> WHAT THE TASK REQUIRES
Write out all the lines again, precisely as they stand, but without the images.

↓↓↓

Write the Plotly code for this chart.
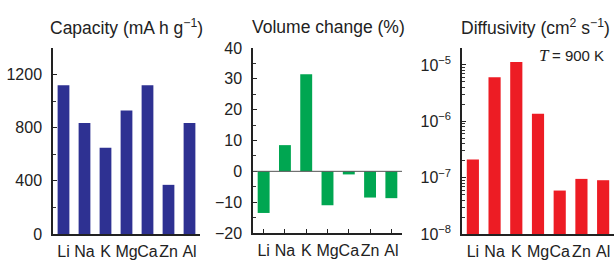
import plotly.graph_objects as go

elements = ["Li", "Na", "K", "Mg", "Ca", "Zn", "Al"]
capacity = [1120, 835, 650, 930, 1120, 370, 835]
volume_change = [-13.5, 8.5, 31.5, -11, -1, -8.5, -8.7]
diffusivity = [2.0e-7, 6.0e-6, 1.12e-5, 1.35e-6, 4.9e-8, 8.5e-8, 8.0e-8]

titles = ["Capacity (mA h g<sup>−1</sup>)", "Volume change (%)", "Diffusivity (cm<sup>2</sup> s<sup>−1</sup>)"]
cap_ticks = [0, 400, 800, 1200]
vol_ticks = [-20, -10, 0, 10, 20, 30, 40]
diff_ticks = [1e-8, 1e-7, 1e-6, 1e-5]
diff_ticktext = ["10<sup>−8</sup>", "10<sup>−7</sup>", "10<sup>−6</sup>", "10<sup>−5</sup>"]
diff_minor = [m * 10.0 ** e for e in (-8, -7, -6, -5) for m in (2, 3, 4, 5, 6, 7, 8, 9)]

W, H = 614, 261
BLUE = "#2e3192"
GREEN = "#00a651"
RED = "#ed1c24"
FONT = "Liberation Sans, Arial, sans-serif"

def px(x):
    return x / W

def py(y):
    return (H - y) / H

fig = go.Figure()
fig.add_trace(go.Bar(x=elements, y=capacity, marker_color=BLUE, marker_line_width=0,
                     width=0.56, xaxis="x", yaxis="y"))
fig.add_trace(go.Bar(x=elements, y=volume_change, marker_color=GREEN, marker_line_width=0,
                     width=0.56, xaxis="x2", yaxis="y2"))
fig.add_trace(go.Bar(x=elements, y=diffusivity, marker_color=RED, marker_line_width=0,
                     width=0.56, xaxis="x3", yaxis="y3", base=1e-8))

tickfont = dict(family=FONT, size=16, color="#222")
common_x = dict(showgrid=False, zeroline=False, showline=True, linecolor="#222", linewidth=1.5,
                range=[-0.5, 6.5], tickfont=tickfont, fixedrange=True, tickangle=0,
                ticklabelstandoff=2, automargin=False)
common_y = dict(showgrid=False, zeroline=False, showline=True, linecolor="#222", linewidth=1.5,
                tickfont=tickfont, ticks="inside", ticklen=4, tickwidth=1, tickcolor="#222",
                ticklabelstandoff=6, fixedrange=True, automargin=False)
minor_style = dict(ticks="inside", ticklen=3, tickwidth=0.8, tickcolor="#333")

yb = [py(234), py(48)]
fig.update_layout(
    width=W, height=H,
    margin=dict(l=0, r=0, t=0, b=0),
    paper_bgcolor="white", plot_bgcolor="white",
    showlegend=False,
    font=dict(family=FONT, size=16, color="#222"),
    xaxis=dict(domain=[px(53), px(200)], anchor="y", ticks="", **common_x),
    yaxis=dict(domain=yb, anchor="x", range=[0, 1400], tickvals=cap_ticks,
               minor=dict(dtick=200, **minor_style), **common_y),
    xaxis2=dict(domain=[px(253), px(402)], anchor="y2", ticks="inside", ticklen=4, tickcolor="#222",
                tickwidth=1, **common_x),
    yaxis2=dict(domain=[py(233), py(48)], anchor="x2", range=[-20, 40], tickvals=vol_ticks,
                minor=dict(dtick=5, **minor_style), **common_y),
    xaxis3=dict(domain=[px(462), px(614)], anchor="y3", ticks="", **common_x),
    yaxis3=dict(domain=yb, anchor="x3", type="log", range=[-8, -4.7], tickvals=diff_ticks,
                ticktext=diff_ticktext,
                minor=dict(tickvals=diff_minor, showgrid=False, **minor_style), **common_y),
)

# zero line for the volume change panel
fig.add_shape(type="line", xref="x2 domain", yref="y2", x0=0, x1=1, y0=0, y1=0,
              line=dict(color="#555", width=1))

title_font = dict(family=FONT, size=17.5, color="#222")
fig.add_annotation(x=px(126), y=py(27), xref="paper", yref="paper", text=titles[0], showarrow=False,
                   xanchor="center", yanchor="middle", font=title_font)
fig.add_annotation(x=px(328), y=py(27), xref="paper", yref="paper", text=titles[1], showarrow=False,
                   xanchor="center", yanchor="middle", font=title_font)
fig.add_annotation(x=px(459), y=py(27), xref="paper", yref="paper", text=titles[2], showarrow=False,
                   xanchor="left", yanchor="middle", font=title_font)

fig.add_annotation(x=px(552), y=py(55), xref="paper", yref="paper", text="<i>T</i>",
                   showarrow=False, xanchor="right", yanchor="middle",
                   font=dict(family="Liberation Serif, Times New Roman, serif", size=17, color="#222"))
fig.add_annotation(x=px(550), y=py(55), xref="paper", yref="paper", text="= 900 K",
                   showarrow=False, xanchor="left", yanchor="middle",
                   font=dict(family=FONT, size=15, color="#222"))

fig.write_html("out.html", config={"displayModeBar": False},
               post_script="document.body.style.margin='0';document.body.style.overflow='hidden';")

↑↑↑

> ANSWER TO THIS PROBLEM
Write the Plotly code for this chart.
import plotly.graph_objects as go

elements = ["Li", "Na", "K", "Mg", "Ca", "Zn", "Al"]
capacity = [1120, 835, 650, 930, 1120, 370, 835]
volume_change = [-13.5, 8.5, 31.5, -11, -1, -8.5, -8.7]
diffusivity = [2.0e-7, 6.0e-6, 1.12e-5, 1.35e-6, 4.9e-8, 8.5e-8, 8.0e-8]

titles = ["Capacity (mA h g<sup>−1</sup>)", "Volume change (%)", "Diffusivity (cm<sup>2</sup> s<sup>−1</sup>)"]
cap_ticks = [0, 400, 800, 1200]
vol_ticks = [-20, -10, 0, 10, 20, 30, 40]
diff_ticks = [1e-8, 1e-7, 1e-6, 1e-5]
diff_ticktext = ["10<sup>−8</sup>", "10<sup>−7</sup>", "10<sup>−6</sup>", "10<sup>−5</sup>"]
diff_minor = [m * 10.0 ** e for e in (-8, -7, -6, -5) for m in (2, 3, 4, 5, 6, 7, 8, 9)]

W, H = 614, 261
BLUE = "#2e3192"
GREEN = "#00a651"
RED = "#ed1c24"
FONT = "Liberation Sans, Arial, sans-serif"

def px(x):
    return x / W

def py(y):
    return (H - y) / H

fig = go.Figure()
fig.add_trace(go.Bar(x=elements, y=capacity, marker_color=BLUE, marker_line_width=0,
                     width=0.56, xaxis="x", yaxis="y"))
fig.add_trace(go.Bar(x=elements, y=volume_change, marker_color=GREEN, marker_line_width=0,
                     width=0.56, xaxis="x2", yaxis="y2"))
fig.add_trace(go.Bar(x=elements, y=diffusivity, marker_color=RED, marker_line_width=0,
                     width=0.56, xaxis="x3", yaxis="y3", base=1e-8))

tickfont = dict(family=FONT, size=16, color="#222")
common_x = dict(showgrid=False, zeroline=False, showline=True, linecolor="#222", linewidth=1.5,
                range=[-0.5, 6.5], tickfont=tickfont, fixedrange=True, tickangle=0,
                ticklabelstandoff=2, automargin=False)
common_y = dict(showgrid=False, zeroline=False, showline=True, linecolor="#222", linewidth=1.5,
                tickfont=tickfont, ticks="inside", ticklen=4, tickwidth=1, tickcolor="#222",
                ticklabelstandoff=6, fixedrange=True, automargin=False)
minor_style = dict(ticks="inside", ticklen=3, tickwidth=0.8, tickcolor="#333")

yb = [py(234), py(48)]
fig.update_layout(
    width=W, height=H,
    margin=dict(l=0, r=0, t=0, b=0),
    paper_bgcolor="white", plot_bgcolor="white",
    showlegend=False,
    font=dict(family=FONT, size=16, color="#222"),
    xaxis=dict(domain=[px(53), px(200)], anchor="y", ticks="", **common_x),
    yaxis=dict(domain=yb, anchor="x", range=[0, 1400], tickvals=cap_ticks,
               minor=dict(dtick=200, **minor_style), **common_y),
    xaxis2=dict(domain=[px(253), px(402)], anchor="y2", ticks="inside", ticklen=4, tickcolor="#222",
                tickwidth=1, **common_x),
    yaxis2=dict(domain=[py(233), py(48)], anchor="x2", range=[-20, 40], tickvals=vol_ticks,
                minor=dict(dtick=5, **minor_style), **common_y),
    xaxis3=dict(domain=[px(462), px(614)], anchor="y3", ticks="", **common_x),
    yaxis3=dict(domain=yb, anchor="x3", type="log", range=[-8, -4.7], tickvals=diff_ticks,
                ticktext=diff_ticktext,
                minor=dict(tickvals=diff_minor, showgrid=False, **minor_style), **common_y),
)

# zero line for the volume change panel
fig.add_shape(type="line", xref="x2 domain", yref="y2", x0=0, x1=1, y0=0, y1=0,
              line=dict(color="#555", width=1))

title_font = dict(family=FONT, size=17.5, color="#222")
fig.add_annotation(x=px(126), y=py(27), xref="paper", yref="paper", text=titles[0], showarrow=False,
                   xanchor="center", yanchor="middle", font=title_font)
fig.add_annotation(x=px(328), y=py(27), xref="paper", yref="paper", text=titles[1], showarrow=False,
                   xanchor="center", yanchor="middle", font=title_font)
fig.add_annotation(x=px(459), y=py(27), xref="paper", yref="paper", text=titles[2], showarrow=False,
                   xanchor="left", yanchor="middle", font=title_font)

fig.add_annotation(x=px(552), y=py(55), xref="paper", yref="paper", text="<i>T</i>",
                   showarrow=False, xanchor="right", yanchor="middle",
                   font=dict(family="Liberation Serif, Times New Roman, serif", size=17, color="#222"))
fig.add_annotation(x=px(550), y=py(55), xref="paper", yref="paper", text="= 900 K",
                   showarrow=False, xanchor="left", yanchor="middle",
                   font=dict(family=FONT, size=15, color="#222"))

fig.write_html("out.html", config={"displayModeBar": False},
               post_script="document.body.style.margin='0';document.body.style.overflow='hidden';")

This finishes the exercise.